Anyone have any knowledge around this?

thanks


----------



## Splenetic (Dec 18, 2016)

99.9% sure it's Fujigen. I have a Japanese Revolver and a LE-1 strat. They have fujigen written all over them from the hardware used, to the fretboard and the thin finish.


----------



## monkeychunki (Dec 18, 2016)

Thanks, all the signs are that it's Japanese. It has a original flood, ebony fretboard etc however the colours is a one-off and the fsg at start of the serial has just made me question it. The seller doesn't know where it's made but apparently it's all original NOS


----------



## Splenetic (Dec 18, 2016)

Does it have Gotoh tuners? Both of mine came with Gotoh tuners, the Fernandes Floyd Rose in my Revolver is a Takeuchi version, but they may have changed that since the one you're talking about is 2014 and mine are older.

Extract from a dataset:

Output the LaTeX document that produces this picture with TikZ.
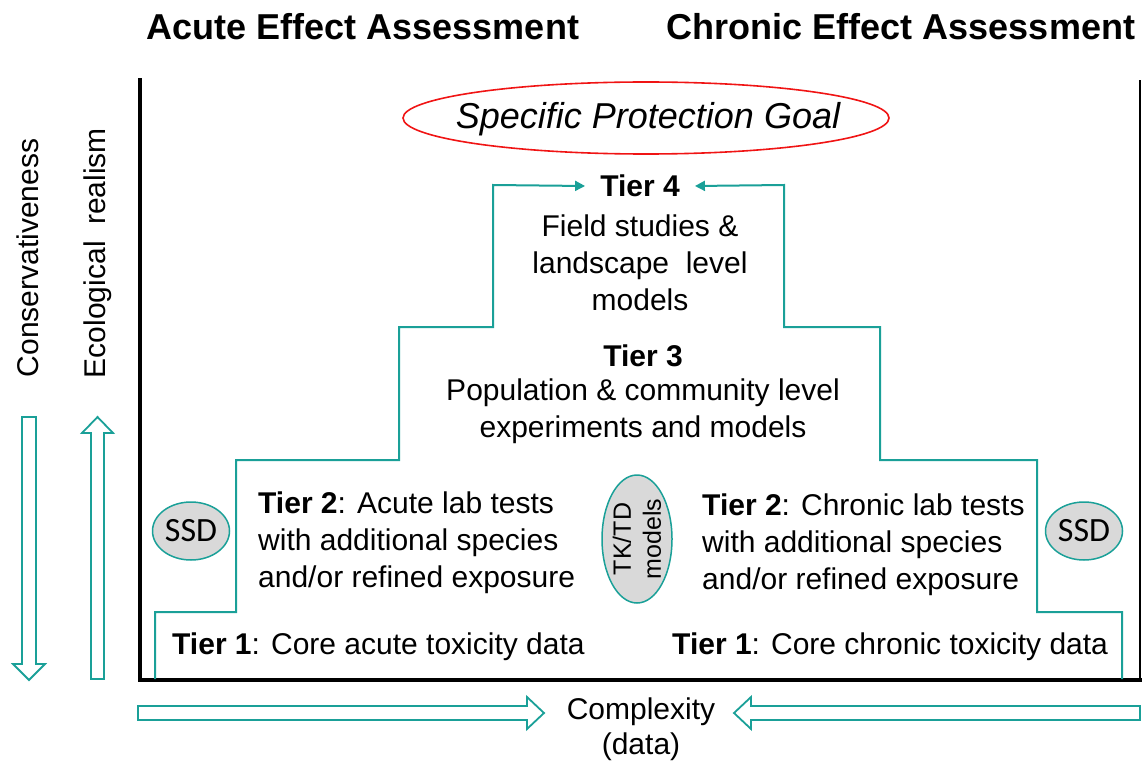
\documentclass[tikz,border=0pt]{standalone}
\usepackage{fontspec}
\setmainfont{Liberation Sans}
\newfontfamily\calib{Carlito}
\usetikzlibrary{arrows.meta,shapes.geometric}
\definecolor{teal1}{RGB}{26,160,152}
\definecolor{ssdgray}{RGB}{217,217,217}
\definecolor{spgred}{RGB}{240,20,20}
\begin{document}
\begin{tikzpicture}[x=1pt,y=-1pt,
  body/.style={font=\fontsize{30}{37}\selectfont, inner sep=0pt},
  header/.style={font=\fontsize{36}{40}\selectfont\bfseries, inner sep=0pt},
  stair/.style={draw=teal1, line width=2pt, -{Triangle[length=10pt,width=10pt]}},
  hollow/.style={draw=teal1, line width=1.8pt, fill=white, line join=miter},
  ssd/.style={ellipse, draw=teal1, line width=1.5pt, fill=ssdgray, inner sep=0pt,
     minimum width=77pt, minimum height=58pt, font=\calib\fontsize{34}{36}\selectfont},
  frame/.style={draw=black, line width=4.5pt}
]
\useasboundingbox (0,0) rectangle (1142,762);

% headers
\node[header] (hA) at (363,27) {Acute Effect Assessment};
\node[header] (hC) at (901,27) {Chronic Effect Assessment};

% frame
\coordinate (fTL) at (140,80);
\coordinate (fBL) at (140,680);
\coordinate (fBR) at (1140,680);
\coordinate (fTR) at (1140,80);
\draw[frame, line cap=rect] (fTL) -- (fBL) -- (fBR);
\draw[draw=black, line width=2.5pt] (fBR) -- (fTR);

% specific protection goal
\node[inner sep=0pt, font=\fontsize{36}{40}\selectfont\itshape] (spg) at (648,119) {Specific Protection Goal};
\draw[draw=spgred, line width=1.6pt] (646,118) ellipse [x radius=243pt, y radius=36pt];

% tiers
\node[body, font=\fontsize{30}{37}\selectfont\bfseries, inner xsep=15pt] (t4) at (640,186) {Tier 4};
\node[body, align=center] (t4txt) at (640,263) {Field studies \&\\landscape\ \ level\\models};
\node[body, font=\fontsize{30}{37}\selectfont\bfseries] (t3) at (643,356) {Tier 3};
\node[body, align=center] (t3txt) at (643,411) {Population \& community level\\experiments and models};
\node[body, align=left, anchor=west] (t2a) at (258,543) {\textbf{Tier 2}: Acute lab tests\\with additional species\\and/or refined exposure};
\node[body, align=left, anchor=west] (t2c) at (702,545) {\textbf{Tier 2}: Chronic lab tests\\with additional species\\and/or refined exposure};
\node[body, anchor=west] (t1a) at (172,647) {\textbf{Tier 1}: Core acute toxicity data};
\node[body, anchor=west] (t1c) at (672,647) {\textbf{Tier 1}: Core chronic toxicity data};

% ellipses
\node[ssd] (ssdL) at (191,531) {SSD};
\node[ssd] (ssdR) at (1084,531) {SSD};
\node[ellipse, rotate=90, draw=teal1, line width=1.5pt, fill=ssdgray, inner sep=0pt,
      minimum width=128pt, minimum height=70pt, align=center,
      font=\fontsize{25}{30}\selectfont] (tktd) at (637,539) {TK/TD\\models};

% staircase
\coordinate (sL) at (155,679);
\coordinate (sR) at (1122,679);
\draw[stair] (sL) -- (155,612) -- (236,612) -- (236,460) -- (399,460) -- (399,327)
   -- (493,327) -- (493,185) -- (t4.west);
\draw[stair] (sR) -- (1122,612) -- (1037,612) -- (1037,460) -- (880,460) -- (880,327)
   -- (784,327) -- (784,185) -- (t4.east);

% side labels
\node[body, rotate=90] (cons) at (28,258) {Conservativeness};
\node[body, rotate=90] (eco) at (98,253) {Ecological\ \ realism};
\node[body, align=center, font=\fontsize{30}{35}\selectfont] (cplx) at (641,729) {Complexity\\(data)};

% hollow arrows
\draw[hollow] (22,417) -- (36,417) -- (36,664) -- (45,664) -- (29,680) -- (13,664) -- (22,664) -- cycle;
\draw[hollow] (91,679) -- (104,679) -- (104,433) -- (113,433) -- (97.5,417) -- (82,433) -- (91,433) -- cycle;
\draw[hollow] (138,706) -- (527,706) -- (527,697) -- (544,713) -- (527,729) -- (527,720) -- (138,720) -- cycle;
\draw[hollow] (1140,706) -- (751,706) -- (751,697) -- (734,713) -- (751,729) -- (751,720) -- (1140,720) -- cycle;
\end{tikzpicture}
\end{document}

Looking around a bit, I'm seeing a guy on Seymour Duncan's forum mention that FSG serials should be from Korea, AND they have Gotoh tuners.... well shiiiit.

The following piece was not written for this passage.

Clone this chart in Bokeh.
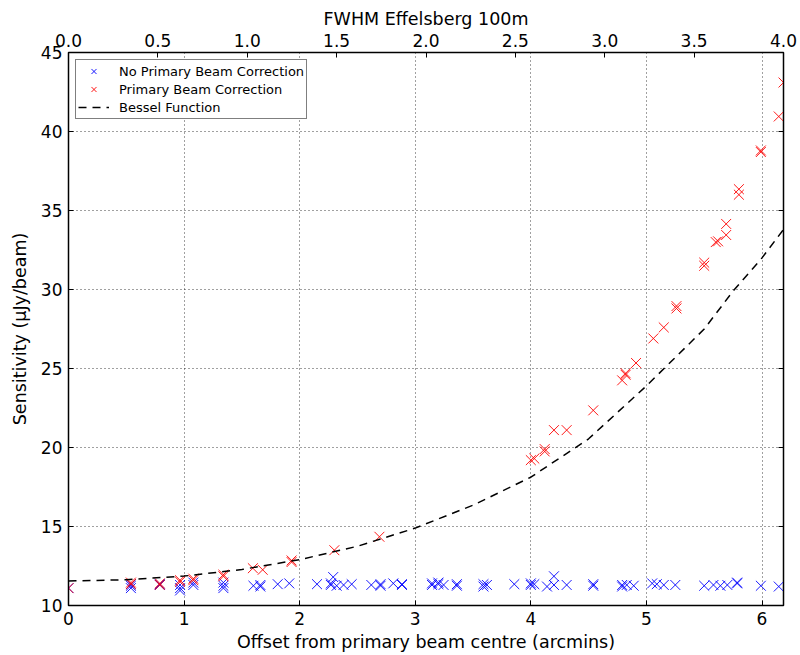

Mine start with numbers. Old serial scheme though....Friggin' Fernandes in particular is really schizo with their serials changing around all the time hahah.


----------



## monkeychunki (Dec 18, 2016)

Nah can't see any branding on the tuners...... yeah I read the same article on the Seymour Duncan site


----------



## kherman (Dec 23, 2016)

What model? Ravelle, Dragonfly,Monterey, other? 
Like with the Ravelle, the usual difference between a regular elite and a elite JP is both have the sustainer system, but the JP will have regular single ply binding and trap mop type inlays. Where as the regular elite will have the diamond inlay and all the gaudy abalone.

My Ravelle Deluxe is an '03, mic, and SN starts with FG.
The manufacturing moved to samick (MIK) and the SN started with FSG.

I would think the MIJ have "made in Japan" and then under it a SN starting with 00, 01, or 02? 
Could be silk screened or just a sticker.


----------



## BrailleDecibel (Dec 23, 2016)

I asked this in another thread about Fernandes guitars, but I don't think I got an answer...what is going on with Fernandes these days? Their site hasn't been updated since around 2013.


----------